Geplante Eigenheim-Siedlung sorgt für Streit in Chemnitz-Mittelbach
Chemnitz - Eigentlich ist die Welt im Chemnitzer Ortsteil Mittelbach "An den Gütern" noch in Ordnung: eine verträumt gelegene Eigenheimsiedlung, weite Felder, kaum Verkehr. Doch über der Idylle sind dunkle Wolken aufgezogen.
Ein Chemnitzer Planungsbüro will seit Jahren ein altes Gehöft zu einem "attraktiven denkmalgeschützten Mehrgenerationen-Wohnungsstandort" umbauen. Zwei weitere Einfamilienhäuser seien auf der Wiese davor geplant, so Chef Mario Heinze.
Die Anwohner beobachten die Vorgänge seit 2018 mit wachsendem Unmut.
"Hier war eine gewachsene dörfliche Struktur, eine Streuobstwiese, Pferde", sagt Sven Sehrer (59). "In den alten Gebäuden waren Fledermäuse und Falken. Das alles ist verschwunden."
Seine Schwester Katja Nitsch-Sehrer (45) ergänzt: "Wir verlieren hier immer mehr Lebensqualität. Es werden nach Belieben Bäume gefällt, plötzlich haben wir eine anderthalb Meter hohe Aufschüttung vor den Augen, und das Oberflächenwasser fließt uns auf die Grundstücke."

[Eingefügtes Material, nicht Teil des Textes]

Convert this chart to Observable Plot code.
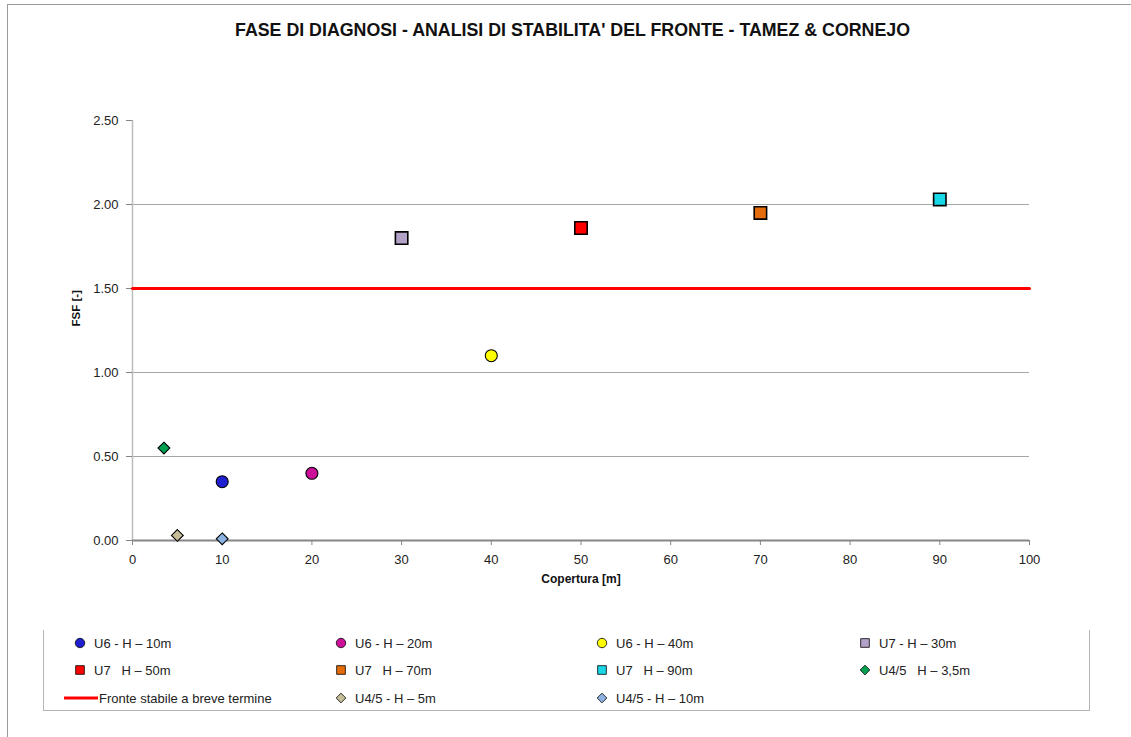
<!DOCTYPE html>
<html>
<head>
<meta charset="utf-8">
<script src="https://cdn.jsdelivr.net/npm/d3@7"></script>
<script src="https://cdn.jsdelivr.net/npm/@observablehq/plot@0.6"></script>
<style>
  html, body { margin: 0; padding: 0; background: #fff; }
  #chart { position: relative; width: 1131px; height: 737px; overflow: hidden; font-family: "Liberation Sans", Arial, sans-serif; }
  #frame { position: absolute; left: 7px; top: 4px; width: 1200px; height: 800px; border-left: 1.5px solid #9a9a9a; border-top: 1.5px solid #9a9a9a; }
  #title { position: absolute; left: 0; width: 1145px; top: 20px; text-align: center; font-weight: bold; font-size: 17.8px; color: #111; }
  #plot { position: absolute; left: 0; top: 0; }
  #legend { position: absolute; left: 43px; top: 630px; width: 1045px; height: 80px; border-left: 1.5px solid #b4b4b4; border-right: 1.5px solid #b4b4b4; border-bottom: 1.5px solid #b4b4b4; }
  .item { position: absolute; height: 20px; display: flex; align-items: center; font-size: 13px; color: #222; white-space: pre; }
  .item svg { margin-right: 8px; overflow: visible; }
</style>
</head>
<body>
<div id="chart">
  <div id="frame"></div>
  <div id="plot"></div>
  <div id="title">FASE DI DIAGNOSI - ANALISI DI STABILITA' DEL FRONTE - TAMEZ &amp; CORNEJO</div>
  <div id="legend"></div>
</div>
<script>
// ---- Data ----
const seriesNames = [
  "U6 - H – 10m", "U6 - H – 20m", "U6 - H – 40m", "U7 - H – 30m",
  "U7   H – 50m", "U7   H – 70m", "U7   H – 90m", "U4/5   H – 3,5m",
  "U4/5 - H – 5m", "U4/5 - H – 10m"
];
const coverValues = [10, 20, 40, 30, 50, 70, 90, 3.5, 5, 10];
const fsfValues   = [0.35, 0.40, 1.10, 1.80, 1.86, 1.95, 2.03, 0.55, 0.03, 0.01];
const seriesColors = ["#1f1fd0", "#cc0f99", "#ffff00", "#b3a2c7", "#ff0000", "#e46c0a", "#18d8e8", "#00a050", "#c4bd97", "#8db3e2"];
const seriesSymbols = ["circle", "circle", "circle", "square", "square", "square", "square", "diamond2", "diamond2", "diamond2"];
const thresholdName = "Fronte stabile a breve termine";
const thresholdValue = 1.5;
const xTicks = [0, 10, 20, 30, 40, 50, 60, 70, 80, 90, 100];
const yTicks = [0, 0.5, 1.0, 1.5, 2.0, 2.5];
const gridValues = [0.5, 1.0, 1.5, 2.0];

const points = seriesNames.map((name, i) => ({
  name, x: coverValues[i], y: fsfValues[i], color: seriesColors[i], symbol: seriesSymbols[i]
}));
const thresholdLine = [{x: 0, y: thresholdValue}, {x: 100, y: thresholdValue}];
const symR = {circle: 6, square: 7, diamond2: 5.3};

const plot = Plot.plot({
  width: 1131,
  height: 600,
  marginLeft: 132,
  marginRight: 102,
  marginTop: 120,
  marginBottom: 60,
  style: {fontFamily: "Liberation Sans, Arial, sans-serif", fontSize: "13px", color: "#333", background: "transparent"},
  x: {domain: [0, 100], ticks: xTicks, tickSize: 5, tickPadding: 9, label: null},
  y: {domain: [0, 2.5], ticks: yTicks, tickSize: 6, tickPadding: 8, tickFormat: d3.format(".2f"), label: null},
  marks: [
    Plot.ruleY(gridValues, {stroke: "#a6a6a6", strokeWidth: 1}),
    Plot.ruleX([0], {stroke: "#bdbdbd", strokeWidth: 1.5}),
    Plot.ruleY([0], {stroke: "#868686", strokeWidth: 2}),
    Plot.axisX({ticks: xTicks, tickSize: 5, tickPadding: 9, stroke: "#868686", fill: "#222", label: null}),
    Plot.axisY({ticks: yTicks, tickSize: 6, tickPadding: 8, tickFormat: d3.format(".2f"), stroke: "#868686", fill: "#222", label: null}),
    Plot.line(thresholdLine, {x: "x", y: "y", stroke: "#ff0000", strokeWidth: 3}),
    ...["circle", "square", "diamond2"].map(s =>
      Plot.dot(points.filter(p => p.symbol === s), {
        x: "x", y: "y", symbol: () => s, r: symR[s], fill: "color", stroke: "#000", strokeWidth: s === "square" ? 1.6 : 1.1
      })
    ),
    Plot.text(["Copertura [m]"], {frameAnchor: "bottom", dy: 42, fontWeight: "bold", fontSize: 12, fill: "#111"}),
    Plot.text(["FSF [-]"], {frameAnchor: "left", dx: -56, dy: -4, rotate: -90, fontWeight: "bold", fontSize: 11.5, fill: "#111"})
  ]
});
document.getElementById("plot").appendChild(plot);

// ---- Legend ----
const legend = document.getElementById("legend");
const colX = [36, 297, 558, 821];
const rowY = [3, 30, 58];
const legendOrder = [
  {type: "pt", i: 0}, {type: "pt", i: 1}, {type: "pt", i: 2}, {type: "pt", i: 3},
  {type: "pt", i: 4}, {type: "pt", i: 5}, {type: "pt", i: 6}, {type: "pt", i: 7},
  {type: "line"}, {type: "pt", i: 8}, {type: "pt", i: 9}
];
const legSize = {circle: 70, square: 75, diamond2: 60};
const symMap = {circle: d3.symbolCircle, square: d3.symbolSquare, diamond2: d3.symbolDiamond2};
legendOrder.forEach((it, k) => {
  const col = k % 4, row = Math.floor(k / 4);
  const div = document.createElement("div");
  div.className = "item";
  div.style.top = rowY[row] + "px";
  const ns = "http://www.w3.org/2000/svg";
  const svg = document.createElementNS(ns, "svg");
  if (it.type === "line") {
    div.style.left = (colX[col] - 16) + "px";
    svg.setAttribute("width", 34); svg.setAttribute("height", 10);
    svg.style.marginRight = "1px";
    const l = document.createElementNS(ns, "line");
    l.setAttribute("x1", 0); l.setAttribute("x2", 34); l.setAttribute("y1", 5); l.setAttribute("y2", 5);
    l.setAttribute("stroke", "#ff0000"); l.setAttribute("stroke-width", 3);
    svg.appendChild(l);
    div.appendChild(svg);
    div.appendChild(document.createTextNode(thresholdName));
  } else {
    const p = points[it.i];
    div.style.left = (colX[col] - 6) + "px";
    svg.setAttribute("width", 12); svg.setAttribute("height", 12);
    const path = document.createElementNS(ns, "path");
    path.setAttribute("d", d3.symbol(symMap[p.symbol], legSize[p.symbol])());
    path.setAttribute("transform", "translate(6,6)");
    path.setAttribute("fill", p.color);
    path.setAttribute("stroke", "#000");
    path.setAttribute("stroke-width", 0.8);
    svg.appendChild(path);
    div.appendChild(svg);
    div.appendChild(document.createTextNode(p.name));
  }
  legend.appendChild(div);
});
</script>
</body>
</html>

Der Bauherr weist jegliche Schuld von sich
Bauherr Mario Heinze wiederum weist jegliche Schuld von sich. Er habe nur Bäume beseitigt, die krank und nicht mehr zu retten waren. Die Aufschüttung "erfolgte zu einem Zeitpunkt, als das Gelände noch Innenbereich war" (im Baurecht ein im Zusammenhang bebauter Ortsteil).
Außerdem habe ihm niemand "schriftlich oder mündlich irgendwelche Probleme mit Oberflächenwasser angezeigt, die auch nicht vorliegen können".
Die Anwohner, aber auch das Rathaus sehen das alles anders.
Die Stadtverwaltung wertet die Aufschüttung in einem TAG24 vorliegenden Dokument als nicht genehmigten Bau und bestätigt außerdem, dass zehn Bäume illegal gefällt wurden. Allerdings könne man aus personellen Gründen kein Verfahren einleiten, und es sei zudem keine Ordnungswidrigkeit nachweisbar.
Inzwischen hat das Rathaus eine Satzung erarbeitet, die heute im Bauausschuss des Stadtrats Thema ist. Bevor die Räte abstimmen, dürfte Baubürgermeister Michael Stötzer (51, Grüne) noch einige Fragen beantworten müssen.
Heißes Eisen: Kommentar von Raik Bartnik
Man staunt schon manchmal, welche erstaunlichen Wege Vorgänge im Bürokratie-Paradies Deutschland so nehmen.
Ein Baulöwe will im Speckgürtel der drittgrößten Stadt eines Bundeslandes seit Jahren einen denkmalgeschützten Dreiseitenhof umbauen und bekommt keine Genehmigung. Doch beim Agieren des Geschäftsmannes drückt das Rathaus der Stadt offensichtlich alle Augen zu. Wie ist es sonst zu erklären, dass der Investor ungesühnt illegal Bäume fällen kann? Die Frage nach dem Warum beantworten die Behörden zuerst mit zu wenig Personal, wenige Tage später mit der fehlenden Nachweisbarkeit einer Ordnungswidrigkeit. Jeder Falschparker fragt sich: Warum passiert mir so etwas nie?
Bereits vorgenommene Aufschüttungen identifiziert die Behörde zwar als nicht genehmigten Bau, aber geahndet wird das nicht. Lieschen Müller, die zu schnell gefahren ist, hätte längst einen Bußgeld-Bescheid im Briefkasten.
Ob den Nachbarn durch die Aufschüttung Wasser auf die Grundstücke fließt, scheint sowohl Bauherr als auch Behörden wenig zu interessieren.
Plötzlich definiert dasselbe Rathaus den Geltungsbereich der zusammenhängenden Bebauung neu, erarbeitet eine Satzung zur städtebaulichen Ordnung der Bebauung und will sie den Stadträten zur Beschlussfassung vorlegen.
Der Investor bekommt endlich seine Baugenehmigung und das Rathaus hat das heiße Eisen vom Tisch? So einfach wird es am Ende hoffentlich nicht.